TASK DIRECTIONS
Copy out each line of the material in which the word "this" appears.

(Figure scripts)
────────

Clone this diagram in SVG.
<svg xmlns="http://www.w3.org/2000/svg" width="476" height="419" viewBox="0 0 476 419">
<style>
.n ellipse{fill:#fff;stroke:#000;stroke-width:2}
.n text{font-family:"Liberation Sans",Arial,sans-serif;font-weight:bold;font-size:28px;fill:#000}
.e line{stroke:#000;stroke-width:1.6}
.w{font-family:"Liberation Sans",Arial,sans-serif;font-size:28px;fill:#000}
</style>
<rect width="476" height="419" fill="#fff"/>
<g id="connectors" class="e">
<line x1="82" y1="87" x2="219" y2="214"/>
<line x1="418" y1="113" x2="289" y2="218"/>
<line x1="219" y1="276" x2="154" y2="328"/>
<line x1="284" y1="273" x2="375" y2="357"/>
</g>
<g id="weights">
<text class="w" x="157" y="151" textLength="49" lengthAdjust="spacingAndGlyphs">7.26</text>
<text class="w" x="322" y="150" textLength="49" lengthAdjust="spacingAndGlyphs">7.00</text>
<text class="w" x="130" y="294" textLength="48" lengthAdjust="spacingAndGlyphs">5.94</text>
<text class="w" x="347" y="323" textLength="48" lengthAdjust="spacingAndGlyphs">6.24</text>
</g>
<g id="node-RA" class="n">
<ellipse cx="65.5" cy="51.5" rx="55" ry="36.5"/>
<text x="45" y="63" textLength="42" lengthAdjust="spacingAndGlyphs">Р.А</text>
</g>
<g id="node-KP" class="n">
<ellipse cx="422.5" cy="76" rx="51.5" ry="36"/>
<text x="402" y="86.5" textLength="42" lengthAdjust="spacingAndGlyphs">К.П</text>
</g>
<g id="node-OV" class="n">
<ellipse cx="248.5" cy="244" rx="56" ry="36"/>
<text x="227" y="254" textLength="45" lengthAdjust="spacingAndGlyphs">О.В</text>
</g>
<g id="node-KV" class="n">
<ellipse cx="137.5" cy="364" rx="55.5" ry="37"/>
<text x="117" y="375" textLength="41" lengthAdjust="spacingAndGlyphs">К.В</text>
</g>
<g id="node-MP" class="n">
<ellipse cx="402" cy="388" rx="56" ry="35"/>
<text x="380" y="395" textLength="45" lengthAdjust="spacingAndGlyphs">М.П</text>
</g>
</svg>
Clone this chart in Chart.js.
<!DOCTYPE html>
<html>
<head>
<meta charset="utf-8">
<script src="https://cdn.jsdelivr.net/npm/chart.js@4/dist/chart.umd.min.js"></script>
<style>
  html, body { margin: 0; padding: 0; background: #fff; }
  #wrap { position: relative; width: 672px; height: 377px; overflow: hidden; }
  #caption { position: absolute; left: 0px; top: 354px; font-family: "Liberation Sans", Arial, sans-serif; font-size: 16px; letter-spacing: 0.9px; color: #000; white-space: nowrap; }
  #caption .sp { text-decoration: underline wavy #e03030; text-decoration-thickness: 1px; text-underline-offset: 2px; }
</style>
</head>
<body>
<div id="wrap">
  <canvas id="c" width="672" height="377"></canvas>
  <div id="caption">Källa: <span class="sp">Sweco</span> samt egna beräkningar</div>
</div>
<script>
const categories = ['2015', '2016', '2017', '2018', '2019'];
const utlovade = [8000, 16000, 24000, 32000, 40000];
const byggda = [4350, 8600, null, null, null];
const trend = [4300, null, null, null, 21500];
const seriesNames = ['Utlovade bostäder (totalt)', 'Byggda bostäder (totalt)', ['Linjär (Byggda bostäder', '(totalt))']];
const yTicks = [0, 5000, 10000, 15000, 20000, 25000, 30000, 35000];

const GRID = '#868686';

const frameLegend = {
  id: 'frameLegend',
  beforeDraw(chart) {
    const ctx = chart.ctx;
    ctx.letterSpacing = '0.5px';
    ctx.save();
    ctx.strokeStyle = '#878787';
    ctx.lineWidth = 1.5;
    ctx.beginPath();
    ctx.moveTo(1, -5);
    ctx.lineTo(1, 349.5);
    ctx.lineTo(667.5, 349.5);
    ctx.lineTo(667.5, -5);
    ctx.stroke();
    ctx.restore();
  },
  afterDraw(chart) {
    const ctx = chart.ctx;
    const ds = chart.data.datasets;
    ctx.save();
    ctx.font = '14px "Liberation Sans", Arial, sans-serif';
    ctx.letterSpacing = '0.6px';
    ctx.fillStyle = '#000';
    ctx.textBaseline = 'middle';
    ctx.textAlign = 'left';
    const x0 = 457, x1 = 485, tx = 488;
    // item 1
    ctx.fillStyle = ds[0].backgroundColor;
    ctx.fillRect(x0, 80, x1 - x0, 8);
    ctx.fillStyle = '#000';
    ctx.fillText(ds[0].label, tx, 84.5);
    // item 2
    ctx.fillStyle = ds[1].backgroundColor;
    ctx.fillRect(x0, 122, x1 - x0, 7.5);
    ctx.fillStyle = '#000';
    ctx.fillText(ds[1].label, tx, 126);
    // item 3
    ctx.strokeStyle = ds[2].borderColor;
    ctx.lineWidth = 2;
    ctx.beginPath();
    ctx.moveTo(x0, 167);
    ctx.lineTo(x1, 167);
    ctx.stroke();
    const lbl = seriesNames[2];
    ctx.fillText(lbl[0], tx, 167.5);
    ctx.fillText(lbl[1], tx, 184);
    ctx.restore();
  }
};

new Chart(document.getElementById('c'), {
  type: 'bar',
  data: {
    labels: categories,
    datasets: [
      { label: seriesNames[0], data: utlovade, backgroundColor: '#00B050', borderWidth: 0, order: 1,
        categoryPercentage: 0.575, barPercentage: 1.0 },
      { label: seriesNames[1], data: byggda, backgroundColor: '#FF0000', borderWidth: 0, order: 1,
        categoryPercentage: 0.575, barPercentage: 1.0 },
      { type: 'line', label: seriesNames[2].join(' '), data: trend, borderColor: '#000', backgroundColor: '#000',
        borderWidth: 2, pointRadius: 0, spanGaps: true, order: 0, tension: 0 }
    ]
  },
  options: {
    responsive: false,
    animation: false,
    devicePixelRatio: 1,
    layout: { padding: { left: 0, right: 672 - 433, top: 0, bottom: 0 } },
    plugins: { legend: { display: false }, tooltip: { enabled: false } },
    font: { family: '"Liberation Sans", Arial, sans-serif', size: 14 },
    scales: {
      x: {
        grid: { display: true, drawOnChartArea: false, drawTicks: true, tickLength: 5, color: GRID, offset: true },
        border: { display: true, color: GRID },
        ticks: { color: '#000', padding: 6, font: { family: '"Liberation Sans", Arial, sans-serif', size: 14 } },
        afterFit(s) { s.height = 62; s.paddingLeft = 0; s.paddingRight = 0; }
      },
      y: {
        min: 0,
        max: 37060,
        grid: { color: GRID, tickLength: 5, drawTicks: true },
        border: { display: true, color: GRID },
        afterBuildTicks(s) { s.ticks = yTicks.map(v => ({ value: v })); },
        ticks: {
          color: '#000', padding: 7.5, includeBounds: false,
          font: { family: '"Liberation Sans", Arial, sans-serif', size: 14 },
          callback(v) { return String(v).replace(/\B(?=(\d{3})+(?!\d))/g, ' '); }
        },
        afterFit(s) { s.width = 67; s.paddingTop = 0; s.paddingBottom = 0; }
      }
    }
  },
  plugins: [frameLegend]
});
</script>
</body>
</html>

────────

EXERCISE RESPONSE
Clone this diagram in SVG.
Clone this chart in Chart.js.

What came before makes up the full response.